Following our brief lunch rest, we went back for the canoe and could not believe how heavy it felt without the packs. A sure sign we where exhausted already. But we managed to get the canoe in the water, loaded and we drifted across Gotter to Flying Lake. Now looking back, with the ultra lightweight canoes and gear we have now, that portage to Flying Lake should have been a breeze. But on that day, with that gear, and our already exhausted state, poor Krystal was red as a beet from exhaustion, and that stairway was daunting. We took our time but managed to get down, but Krystal wasn't looking so hot. We knew we had to carry on as our goal was Gillis Lake, and there were three more portages to go. With our always persevering mindset, we carried on across the small section of Flying over to the portage to Green Lake, our last big portage of the day. And boy did that portage reveal just how exhausted Krystal was that day.

We threw our stuff out of the canoe and I walked up the portage a bit to see what we were getting ourselves into. I came back to Krystal and shook my head. It's straight up hill, basically. We both shrugged and knew we had to conquer this last big challenge, so we threw the packs on our backs, struggled to get the boat up on our shoulders, and began to trudge up, up, up the portage. We were about three quarters of the way up that first big ascent, when suddenly the motion forward stopped as Krystal mumbled, "I think I'm going to puke." And puke she did, with the canoe and pack still on her shoulders. Mind you, we managed to back up in the woods to avoid any unsavory vomit on the portage trail, but that woman emptied every last morsel of energy lining her stomach. She caught her breath, drank a little water all with the canoe and packs on, and then we maneuvered back on the trail, and kept going! See, perseverance! I had never been more proud of us that day then when we finished that godforsaken portage.

With the worst behind us, this first day was starting to wind down. It was late in the afternoon and we had two more lakes and two tiny portages until Gillis. To say these last two were a breeze after the day's adventures would be a lie because we were stupid tired. But we made it to Gillis!
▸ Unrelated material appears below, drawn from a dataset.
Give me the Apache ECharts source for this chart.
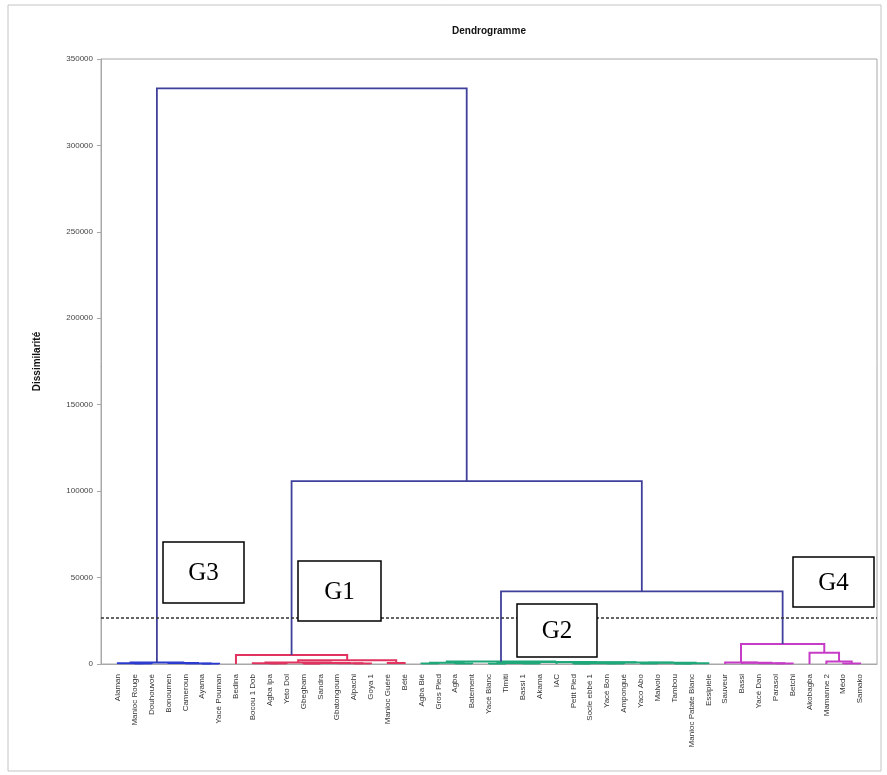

We paddled along the eastern shore and to our delight, found an absolutely spectacular campsite. Absolutely gorgeous! We threw our gear down, grabbed our camp chairs and set them up, and plunked our weary butts down in them, and poured ourselves a still ice cold beer out of our growler. I bent over to take off my sandals and noticed a big black leach on my foot and blood pooling everywhere in my shoes. Wondering how long that had been there, I pulled it off and the blood oozed all over the place. I'm not squeamish so it was not a big deal, but that thing bled like a geyser erupting! With nothing more to do than let it run it's course, we tilted those lovely cups full of dark cold beer to our mouths and reveled in those first frosty sips. And in that moment, carrying the weight of that beer was worth the effort it added to our journey. Every moment of that day was worth it as we gazed upon this heavenly view.

We eventually got camp set up, cooked some food, and hunkered down to watch the most gorgeous sunset. Our tent had been perched up on the cliff overlooking the lake, but upon hearing the future forecast for some dangerous weather the next night, we opted to move it in a clearing surrounded by saplings to avoid the windy, stormy weather headed our way. Weary as hell, we retired as the mosquitos descended from the tree tops. And despite our exhaustion, we both fell asleep with big smiles adorning our faces. What a day!